• [Records for the exercise]
===

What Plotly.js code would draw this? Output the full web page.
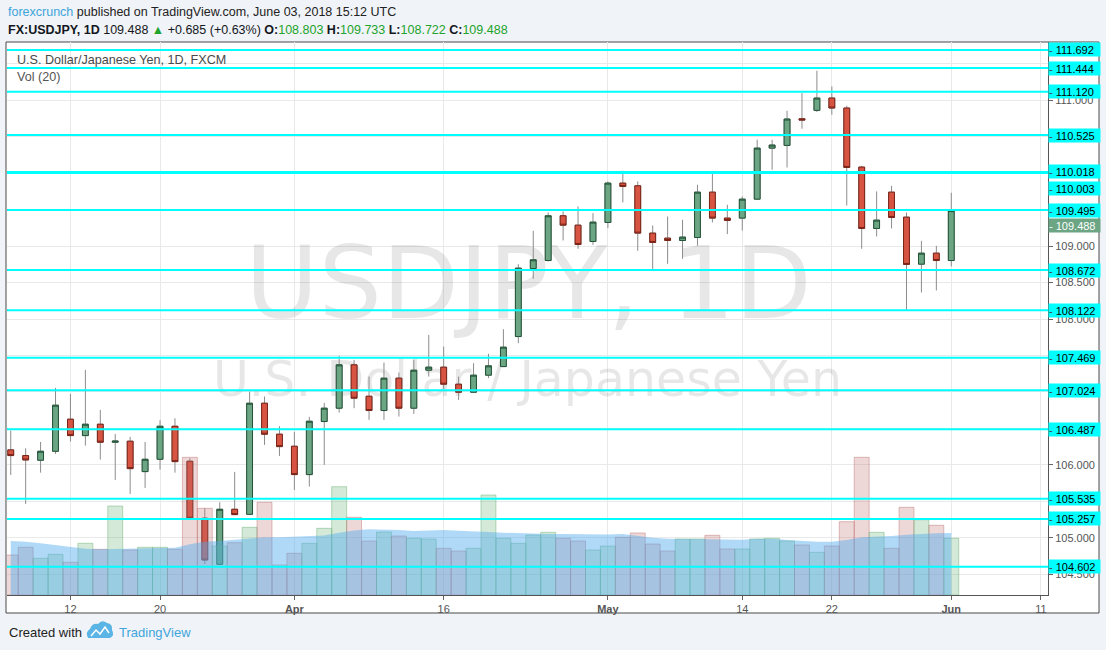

===

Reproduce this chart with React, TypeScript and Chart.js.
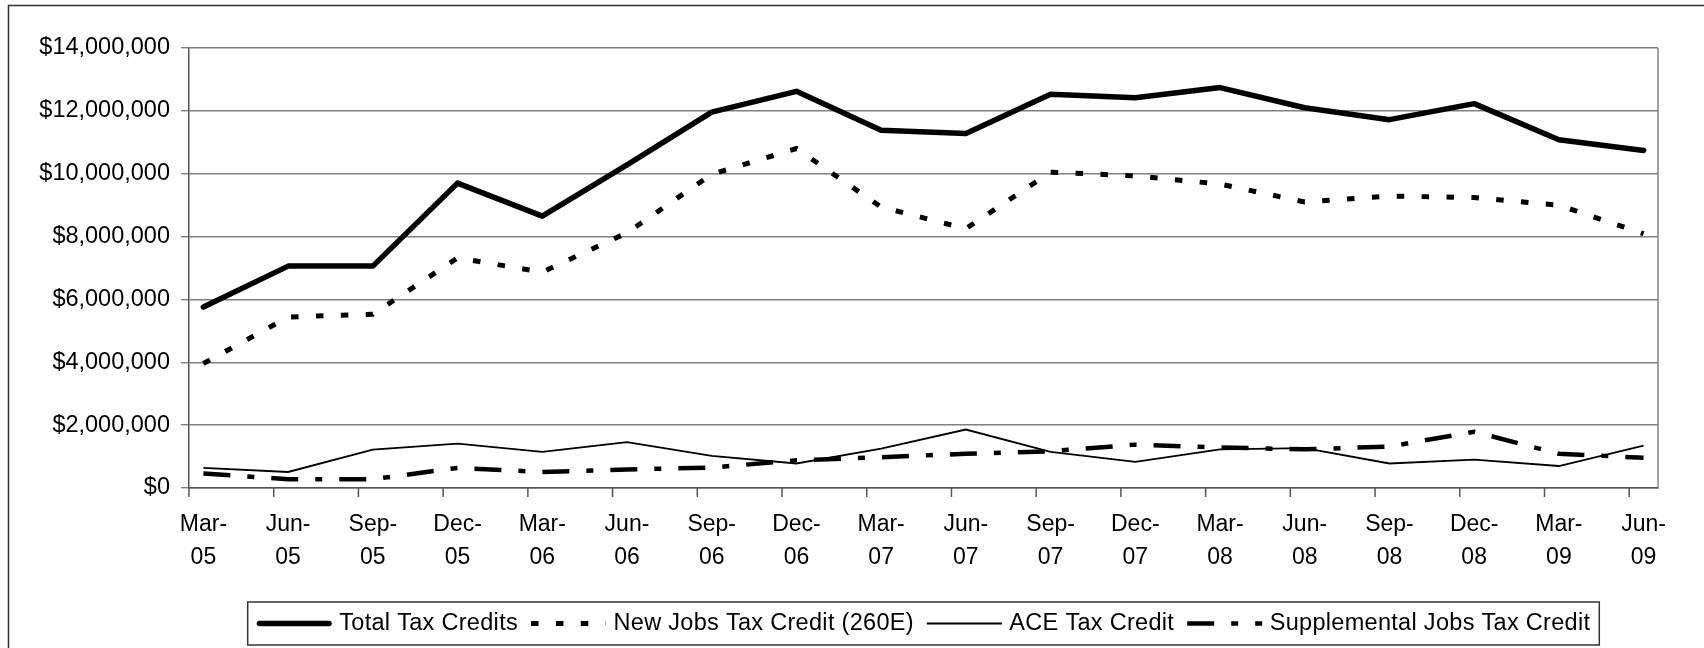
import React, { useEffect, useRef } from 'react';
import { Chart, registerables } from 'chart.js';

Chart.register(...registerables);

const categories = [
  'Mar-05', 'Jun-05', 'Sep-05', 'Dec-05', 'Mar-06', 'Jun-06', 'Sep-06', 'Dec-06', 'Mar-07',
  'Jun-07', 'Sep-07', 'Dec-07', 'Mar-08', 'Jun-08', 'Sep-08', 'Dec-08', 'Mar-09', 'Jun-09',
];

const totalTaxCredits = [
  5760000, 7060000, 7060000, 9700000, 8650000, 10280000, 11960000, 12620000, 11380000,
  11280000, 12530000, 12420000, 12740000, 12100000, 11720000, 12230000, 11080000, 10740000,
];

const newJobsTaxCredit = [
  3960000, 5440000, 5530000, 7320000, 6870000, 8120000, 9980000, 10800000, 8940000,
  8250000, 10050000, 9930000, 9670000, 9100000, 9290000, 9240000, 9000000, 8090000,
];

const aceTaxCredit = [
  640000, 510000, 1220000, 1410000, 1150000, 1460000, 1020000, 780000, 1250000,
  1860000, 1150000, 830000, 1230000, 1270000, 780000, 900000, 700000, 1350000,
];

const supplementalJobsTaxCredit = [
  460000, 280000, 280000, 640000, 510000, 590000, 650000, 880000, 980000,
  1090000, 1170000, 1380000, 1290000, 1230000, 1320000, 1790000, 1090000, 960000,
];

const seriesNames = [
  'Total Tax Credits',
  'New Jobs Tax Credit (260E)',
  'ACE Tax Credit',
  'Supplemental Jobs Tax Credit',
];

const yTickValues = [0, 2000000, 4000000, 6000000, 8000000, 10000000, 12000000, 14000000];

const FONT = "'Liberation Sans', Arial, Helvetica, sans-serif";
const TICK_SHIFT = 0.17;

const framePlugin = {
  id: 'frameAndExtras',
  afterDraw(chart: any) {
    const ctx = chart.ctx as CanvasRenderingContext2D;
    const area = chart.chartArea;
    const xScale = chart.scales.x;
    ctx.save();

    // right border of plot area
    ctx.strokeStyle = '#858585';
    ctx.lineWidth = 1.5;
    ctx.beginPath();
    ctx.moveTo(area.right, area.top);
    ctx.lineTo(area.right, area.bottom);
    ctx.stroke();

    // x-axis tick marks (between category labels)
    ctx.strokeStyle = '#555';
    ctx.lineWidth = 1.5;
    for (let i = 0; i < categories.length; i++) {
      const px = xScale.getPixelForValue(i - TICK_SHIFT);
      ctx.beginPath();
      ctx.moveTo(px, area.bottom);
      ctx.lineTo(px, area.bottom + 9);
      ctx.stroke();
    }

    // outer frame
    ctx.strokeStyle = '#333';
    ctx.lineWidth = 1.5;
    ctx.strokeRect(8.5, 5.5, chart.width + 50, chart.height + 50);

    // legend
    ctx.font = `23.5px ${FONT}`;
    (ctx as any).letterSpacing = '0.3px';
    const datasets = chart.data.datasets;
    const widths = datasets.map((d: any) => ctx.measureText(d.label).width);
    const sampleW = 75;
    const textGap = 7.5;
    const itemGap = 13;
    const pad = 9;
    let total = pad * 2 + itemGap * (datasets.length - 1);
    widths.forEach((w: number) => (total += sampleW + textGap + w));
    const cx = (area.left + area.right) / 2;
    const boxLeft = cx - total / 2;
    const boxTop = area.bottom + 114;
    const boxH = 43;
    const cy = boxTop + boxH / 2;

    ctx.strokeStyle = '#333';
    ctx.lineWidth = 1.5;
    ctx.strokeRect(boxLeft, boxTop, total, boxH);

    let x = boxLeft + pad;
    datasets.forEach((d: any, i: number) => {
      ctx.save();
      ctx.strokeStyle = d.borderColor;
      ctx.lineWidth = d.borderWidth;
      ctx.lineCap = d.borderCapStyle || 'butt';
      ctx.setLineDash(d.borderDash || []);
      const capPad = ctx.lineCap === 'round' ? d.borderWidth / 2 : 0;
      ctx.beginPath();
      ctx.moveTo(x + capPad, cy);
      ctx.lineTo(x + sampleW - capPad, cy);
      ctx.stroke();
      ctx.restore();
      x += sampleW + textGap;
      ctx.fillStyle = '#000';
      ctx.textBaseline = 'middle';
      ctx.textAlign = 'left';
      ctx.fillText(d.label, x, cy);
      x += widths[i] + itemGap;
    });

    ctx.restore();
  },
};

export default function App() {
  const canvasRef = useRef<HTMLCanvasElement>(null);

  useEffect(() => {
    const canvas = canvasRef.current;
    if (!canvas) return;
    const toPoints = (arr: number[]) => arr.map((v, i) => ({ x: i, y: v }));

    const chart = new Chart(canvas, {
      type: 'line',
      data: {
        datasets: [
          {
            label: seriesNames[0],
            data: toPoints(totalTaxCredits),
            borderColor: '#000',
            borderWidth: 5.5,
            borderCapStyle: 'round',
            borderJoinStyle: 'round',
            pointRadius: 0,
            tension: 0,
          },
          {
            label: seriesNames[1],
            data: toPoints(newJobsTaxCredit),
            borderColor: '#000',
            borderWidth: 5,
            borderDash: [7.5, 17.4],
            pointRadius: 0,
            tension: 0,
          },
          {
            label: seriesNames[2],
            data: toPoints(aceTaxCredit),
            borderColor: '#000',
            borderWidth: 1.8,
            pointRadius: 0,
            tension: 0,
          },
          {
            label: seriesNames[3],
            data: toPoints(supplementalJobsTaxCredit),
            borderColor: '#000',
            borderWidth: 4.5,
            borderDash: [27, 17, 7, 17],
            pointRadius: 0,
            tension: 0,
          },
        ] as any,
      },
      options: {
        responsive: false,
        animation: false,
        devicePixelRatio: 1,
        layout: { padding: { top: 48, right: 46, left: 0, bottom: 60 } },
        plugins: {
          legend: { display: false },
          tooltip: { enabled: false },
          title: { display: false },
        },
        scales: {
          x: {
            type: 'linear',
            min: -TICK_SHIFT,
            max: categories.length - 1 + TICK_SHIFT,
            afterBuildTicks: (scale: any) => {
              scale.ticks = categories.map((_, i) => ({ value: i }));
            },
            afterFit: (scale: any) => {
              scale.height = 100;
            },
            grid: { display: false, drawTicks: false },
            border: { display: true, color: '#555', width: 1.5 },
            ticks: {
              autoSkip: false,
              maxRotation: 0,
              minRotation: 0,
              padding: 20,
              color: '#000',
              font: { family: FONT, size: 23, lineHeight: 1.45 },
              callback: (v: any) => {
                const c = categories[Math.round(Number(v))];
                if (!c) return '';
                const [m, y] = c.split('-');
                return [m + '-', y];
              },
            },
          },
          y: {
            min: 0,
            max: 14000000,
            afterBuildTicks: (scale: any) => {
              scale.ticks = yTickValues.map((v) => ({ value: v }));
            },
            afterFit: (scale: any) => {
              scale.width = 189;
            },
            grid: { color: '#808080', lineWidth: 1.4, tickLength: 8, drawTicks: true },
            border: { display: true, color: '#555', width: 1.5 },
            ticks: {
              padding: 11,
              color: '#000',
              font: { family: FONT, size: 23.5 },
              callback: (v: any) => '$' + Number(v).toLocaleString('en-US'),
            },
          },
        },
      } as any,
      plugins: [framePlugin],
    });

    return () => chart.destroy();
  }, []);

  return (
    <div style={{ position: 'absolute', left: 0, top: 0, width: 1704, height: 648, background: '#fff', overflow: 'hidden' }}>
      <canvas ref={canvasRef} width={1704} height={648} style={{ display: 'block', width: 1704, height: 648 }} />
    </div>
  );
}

===

• [Prompt] List each line of the entries that holds the string "React".

• [Result of the exercise]
Reproduce this chart with React, TypeScript and Chart.js.
import React, { useEffect, useRef } from 'react';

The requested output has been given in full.